3. The method of claim 1, further comprising:

when a new block is added to the blockchain, refining the authentication model based on second behavior data included in the new block.

4. The method of claim 1, wherein the authenticating of the user comprises:

obtaining a confidence value with respect to the behavior data using the authentication model; and

based on the confidence value, authenticating the user.

5. The method of claim 4, wherein when the confidence value is greater than or equal to a reference value, the behavior data is submitted to the blockchain.

6. The method of claim 4, wherein the authenticating of the user comprises:

additionally obtaining other behavior data with respect to the user when the confidence value is less than or equal to a reference value;

obtaining a second confidence value with respect to the other behavior data using the authentication model; and

authenticating the user based on the second confidence value.

7. The method of claim 6, wherein when the second confidence value is greater than or equal to the reference value, the other behavior data is submitted to the blockchain.

8. An electronic device that authenticates a user, the electronic device comprising:

a memory storing an authentication model;

at least one processor configured to obtain behavior data with respect to the user and authenticate the user by using the authentication model; and

a communicator configured to, based on results of the authenticating, submit the behavior data to a blockchain,

wherein the authentication model is a model trained based on at least one piece of behavior data with respect to the user, wherein the user is enrolled in the blockchain.

9. The electronic device of claim 8, wherein the behavior data submitted to the blockchain is added to the blockchain as a new block because a consensus on the behavior data submitted to the blockchain is achieved between nodes participating in the blockchain and is enrolled in the blockchain.

10. The electronic device of claim 8, wherein the at least one processor is configured to, when a new block is added to the blockchain, refine the authentication model based on behavior data included in the new block.

11. The electronic device of claim 8, wherein the at least one processor is configured to:

obtain a confidence value with respect to the behavior data using the authentication model, and

based on the confidence value, authenticate the user.

12. The electronic device of claim 11, wherein when the confidence value is greater than or equal to a reference value, the behavior data is submitted to the blockchain.

13. The electronic device of claim 11, wherein the at least one processor is configured to additionally obtain other behavior data with respect to the user when the confidence value is less than or equal to a reference value; obtain a second confidence value with respect to the other behavior data using the authentication model; and authenticate the user based on the second confidence value.
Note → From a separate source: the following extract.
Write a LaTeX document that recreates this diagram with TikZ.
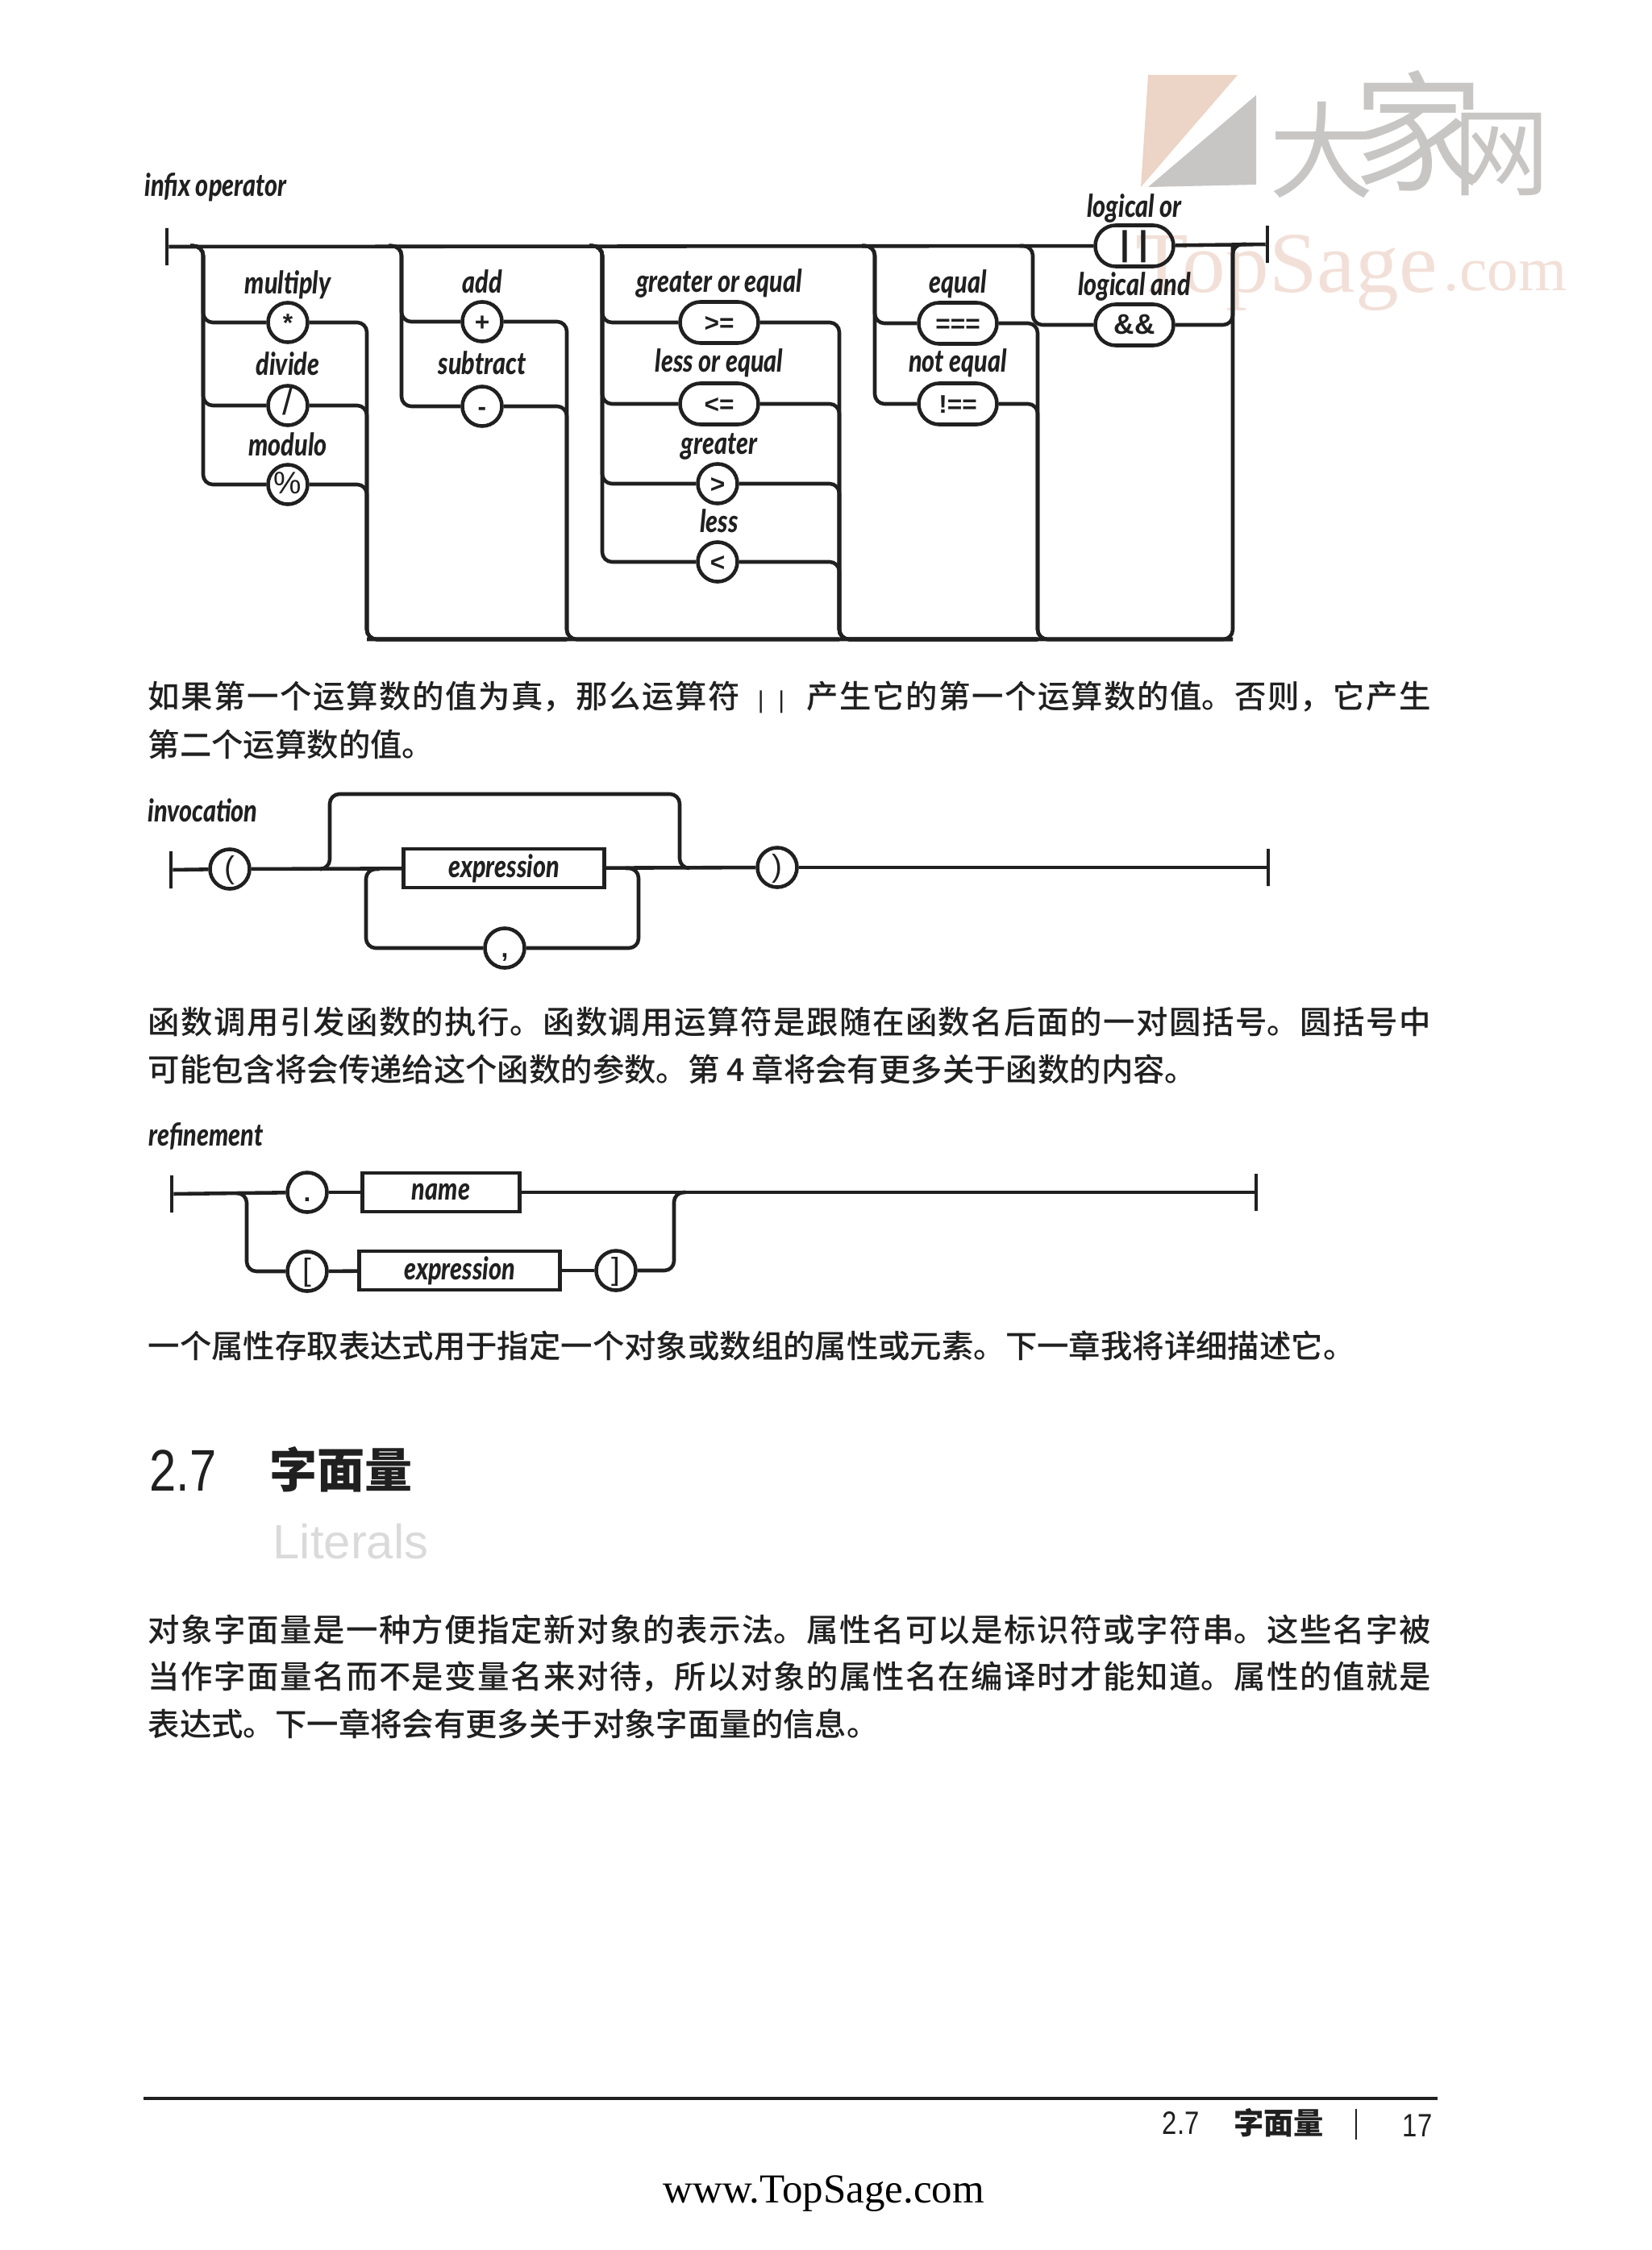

14. The electronic device of claim 13, when the second confidence value is greater than or equal to the reference value, the other behavior data is submitted to the blockchain.

15. A computer program product comprising a computer readable recording medium comprising a program to perform:

obtaining an authentication model;

obtaining behavior data with respect to a user;

authenticating the user using the authentication model; and

based on results of the authenticating, submitting the behavior data to a blockchain,

wherein the authentication model is a model trained based on at least one piece of behavior data with respect to the user, wherein the user is enrolled in the blockchain.

16. The electronic device of claim 8, wherein a distributed ledger of the block chain is stored in the electronic device.

17. The electronic device of claim 8, wherein the electronic device is a light node, and the electronic device is configured to access a full node of the block chain to perform a block chain operation.

18. The method of claim 1, further comprising refining the authentication model using additional behavior data collected by a robot cleaner of a house environment of the user, a remote control of a television of the user and/or a smart refrigerator used by the user.

19. The method of claim 6, wherein the other behavior data is associated with a payment of a taxi fare.